A crucial question follows: is gamification powerful enough to produce meaningful change in the social relations of workplaces where it is implemented? Proponents and detractors alike often answer this question with a resounding yes. Paharia promises managers that gamification gets “the people who work for you to help make your business—which is really their business—more successful.” The authors of Taylorism 2.0 highlight a similar theme, though with a much darker sheen: “The game provides the system for disciplining the worker, and the worker subjects herself to the system for a reward structure that is fun and recognizable.” While the normative implications of gamification are hotly debated, there is an emerging consensus that managerially imposed games will create the perception of alignment between employee and organizational objectives.
To the gamifiers, it’s not enough that workers be proficient and effective in their jobs—they must be emotionally invested in them as well.
But it’s also possible to envision other outcomes. As gamification platforms spread and lose their novelty, workers may come to find them more condescending and irritating than engaging. At the call center Fleming studied, employees resented the company’s attempts to make the job “fun” through parties, casual dress codes, and brightly colored offices. Similarly, workers given a choice may opt out of playing games, while those whose participation is mandatory may play halfheartedly, eventually leading management to abandon gamification efforts.
Alternatively, employees may cultivate a sense of solidarity despite—or even because of—their immersion in highly gamified working environments. Digital newsrooms provide a surprising and instructive case study here. With the advent of online audience metrics that track the popularity of digital content in clicks, likes, and shares, editorial work at many news websites is becoming increasingly gamified. At Gawker Media, where I conducted ethnographic research, individual writers’ “traffic stats” were displayed on large digital leaderboards that adorned the walls of the office.
Many Gawker Media writers and editors described feeling addicted to the continuous, real-time feedback that analytics platforms provided. Some reported obsessively checking their stats even when they were socializing with friends or otherwise off-duty. Editorial staffers were, in other words, highly engaged “players” of the traffic game. It would hardly be surprising if, like Burawoy and his fellow shop floor workers, they were more focused on beating each other’s metrics than organizing collectively to secure better pay and working conditions.

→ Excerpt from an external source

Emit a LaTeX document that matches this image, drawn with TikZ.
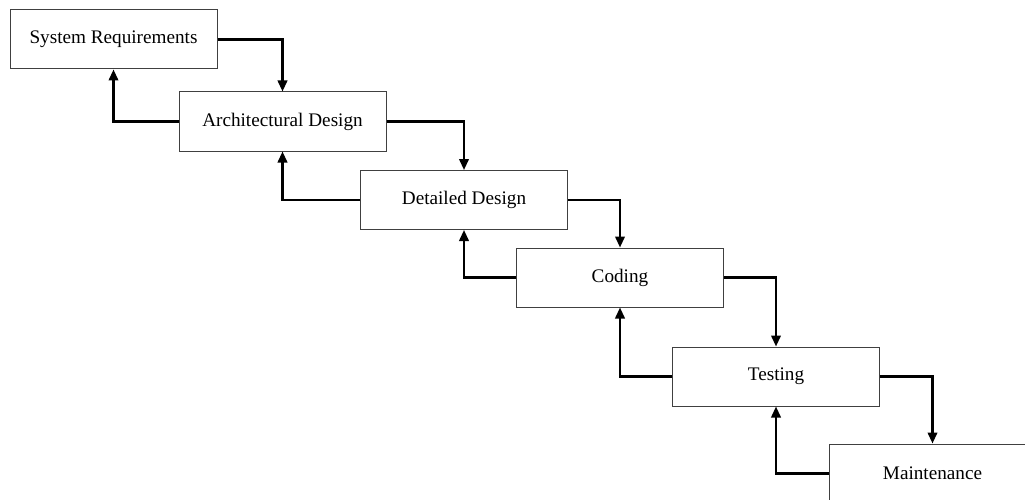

However, things played out a bit differently at Gawker. Addictive and competition-inducing as the traffic leaderboards may have been, they were also crystal-clear visual representations of each writer’s value to the company. Several writers strategically leveraged the data in exactly this way, invoking their stats when negotiating for raises and promotions. And in May 2015, Gawker’s editorial employees voted overwhelmingly to form a union with the Writers Guild of America East. Nearly a year later they ratified a contract—the first of its kind at a digital media organization. Editorial staff at several other similarly metrics-focused online media companies—including Vox, Salon, the Huffington Post, and Vice—have since followed suit.
True, digital journalists are a relatively privileged and highly educated group; they are probably not broadly representative of workers in gamified work environments. But it is telling that the writers’ intense desire to beat their colleagues and achieve ever-higher personal bests did not diminish their drive to seek fair material compensation for their work. Thanks to gamification, the line between work and play may be blurring. But the line between workers and management doesn’t have to.